Jury Summons

Jury Summons

Saturday, February 15, 2020

Them's the Breaks: Giving Jurors More Breaks More Frequently


Breaks are important. The research shows that even short breaks throughout the day can improve focus and productivity, and while we may not want jurors to be productive per se, we would certainly hope the they’re focused. However, breaks for jurors can be unpredictable. One court helpfully informs people that there will usually be a morning break, a lunch break, and an afternoon break. Another informs jurors that judges will attempt to take regularly scheduled breaks, and any juror may ask for an unscheduled break if the need arises because worrying about the next break distracts from the trial.

Judges and attorneys may not want to give the jury the freedom of long or frequent breaks. The trial cannot resume without all jurors present, and every break is another chance for one or more jurors to be distracted or get in trouble. But from a focus standpoint, maybe more breaks more frequently is the answer, especially if jurors use those breaks to let their brains consolidate what they just saw in the courtroom. The problem is how these breaks are structured.

Problems With Application

A popular technique for improving productivity and focus is the Pomodoro Technique, which alternates fixed-length periods of work with short fixed-length breaks. After repeating the work-then-break routine four times, you take a longer break. If you finish your task before the time runs out, you go over your work for the rest of the time. If something interrupts your work session, your pomodoro, you either put the interruption aside to work on later or restart your pomodoro with your interruption.

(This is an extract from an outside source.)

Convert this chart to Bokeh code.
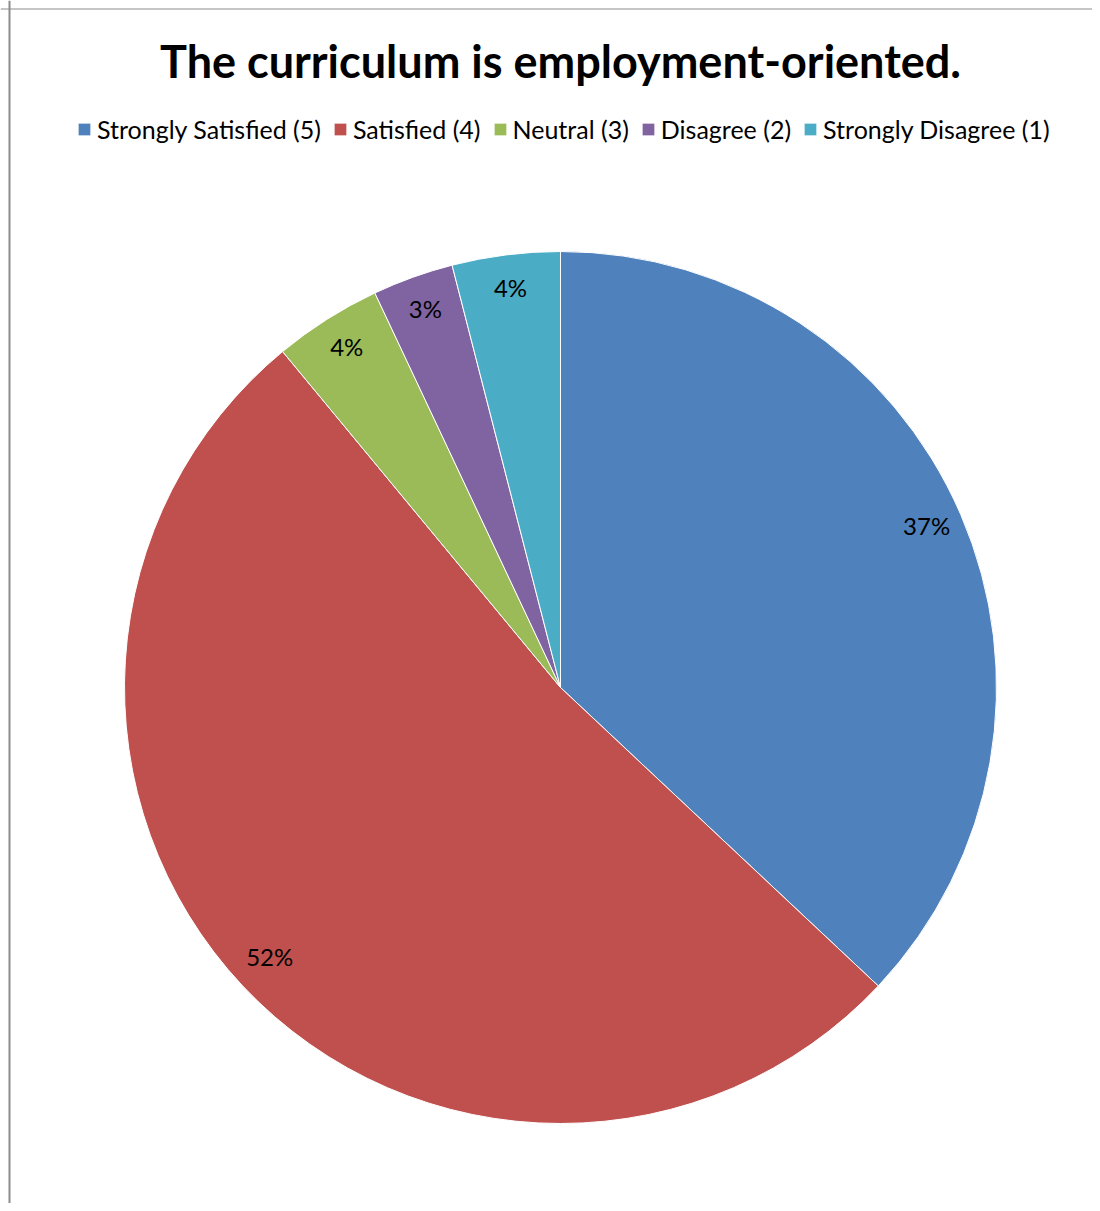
import math
from bokeh.plotting import figure
from bokeh.models import ColumnDataSource, Range1d, Legend, LegendItem, Label, Span
from bokeh.core.properties import value
from bokeh.embed import file_html
from bokeh.resources import INLINE

categories = ["Strongly Satisfied (5)", "Satisfied (4)", "Neutral (3)", "Disagree (2)", "Strongly Disagree (1)"]
percents = [37, 52, 4, 3, 4]
labels = ["37%", "52%", "4%", "3%", "4%"]
colors = ["#4F81BD", "#C0504D", "#9BBB59", "#8064A2", "#4BACC6"]

W, H = 1092, 1203
FONT = "Lato"

p = figure(width=W, height=H, output_backend="svg", toolbar_location=None,
           x_range=Range1d(0, W), y_range=Range1d(0, H), min_border=0)
p.axis.visible = False
p.grid.visible = False
p.outline_line_color = None
p.background_fill_color = "white"
p.border_fill_color = "white"

cx, cy, R = 560, H - 687, 436
total = sum(percents)
starts, ends, lx, ly = [], [], [], []
cum = 0.0
for v in percents:
    a0 = math.pi / 2 - 2 * math.pi * cum / total
    cum += v
    a1 = math.pi / 2 - 2 * math.pi * cum / total
    starts.append(a0)
    ends.append(a1)
    mid = (a0 + a1) / 2
    lx.append(cx + 0.915 * R * math.cos(mid))
    ly.append(cy + 0.915 * R * math.sin(mid))

src = ColumnDataSource(dict(cat=categories, start=starts, end=ends, color=colors,
                            lx=lx, ly=ly, lab=labels))
r = p.wedge(x=cx, y=cy, radius=R, start_angle="start", end_angle="end",
            direction="clock", fill_color="color", line_color="white", line_width=1,
            source=src)
p.text(x="lx", y="ly", text="lab", source=src, text_align="center", text_baseline="middle",
       text_font=value(FONT), text_font_size="24px", text_color="black", y_offset=-4)

items = [LegendItem(label=c, renderers=[r], index=i) for i, c in enumerate(categories)]
leg = Legend(items=items, orientation="horizontal", location=(76, H - 131 - 13),
             label_text_font=FONT, label_text_font_size="25px", label_text_color="black",
             glyph_width=16, glyph_height=16, label_standoff=5, spacing=11,
             padding=0, margin=0, border_line_color=None, background_fill_alpha=0,
             label_height=26, label_text_baseline="middle")
p.add_layout(leg)

title = Label(x=560, y=H - 60, x_units="screen", y_units="screen",
              text="The curriculum is employment-oriented.", text_font=FONT,
              text_font_size="45px", text_font_style="bold", text_align="center",
              text_baseline="middle", text_color="black")
p.add_layout(title)

p.add_layout(Span(location=9, dimension="height", line_color="#8c8c8c", line_width=2))
p.add_layout(Span(location=H - 8.5, dimension="width", line_color="#8c8c8c", line_width=1))

open("out.html", "w").write(file_html(p, INLINE))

This technique is well-known and low-tech and so would be easy to explain to jurors and implement in the courtroom. But it has obvious flaws. Under the Pomodoro Technique, pomodoros are traditionally twenty-five minutes long. Trials that can be broken down into neat, twenty five-minute chunks are rare, if they exist at all. Of course, the length of the pomodoro can be changed, but one of the reasons why the Pomodoro Technique works is that it regularly provides the brain with rewards (breaks). Since regularity is the name of the game, the length of the pomodoro should be set at the beginning of the trial for the entire trial or at the beginning of each day of trial for the rest of the day. The court could theoretically start the trial, wait until a natural stopping point to call a break, and then use that to determine the length of the pomodoros for that trial or that day.

But trials do not come in perfectly equal slices. Some aspects of a trial may have time limits, like opening statements and closing arguments, but witnesses do not all take the same amount of time. If the timer goes off during direct examination or cross-examination, the questioning attorney would be forced to stop. If the following break is a longer one, the attorney may feel the need to go back over the questioning from before the timer went off, especially if the attorney was carefully building up to something.

There is also the problem of interruptions. Would an objection count as an interruption that requires resetting the timer? One would presume that anything that requires the jury to leave the courtroom would also require resetting the timer, but what about a sidebar with the jury still seated? And if the pomodoro overlaps with lunch, do you delay lunch or forgo the pomodoro entirely like some people do?

The Solution: An Original Technique


Breaks are important, but trials can be unpredictable and irregular. While the Pomodoro Technique is only one technique, it’s a good example of how pre-existing time management regimes for increasing productivity and focus may not fit with how trials work. If more breaks more frequently are going to integrated into trials, they may require a regime specifically designed with trials in mind. And on a more general note, more breaks means longer trials. Some jurors may prefer two days with few breaks to three days with frequent breaks.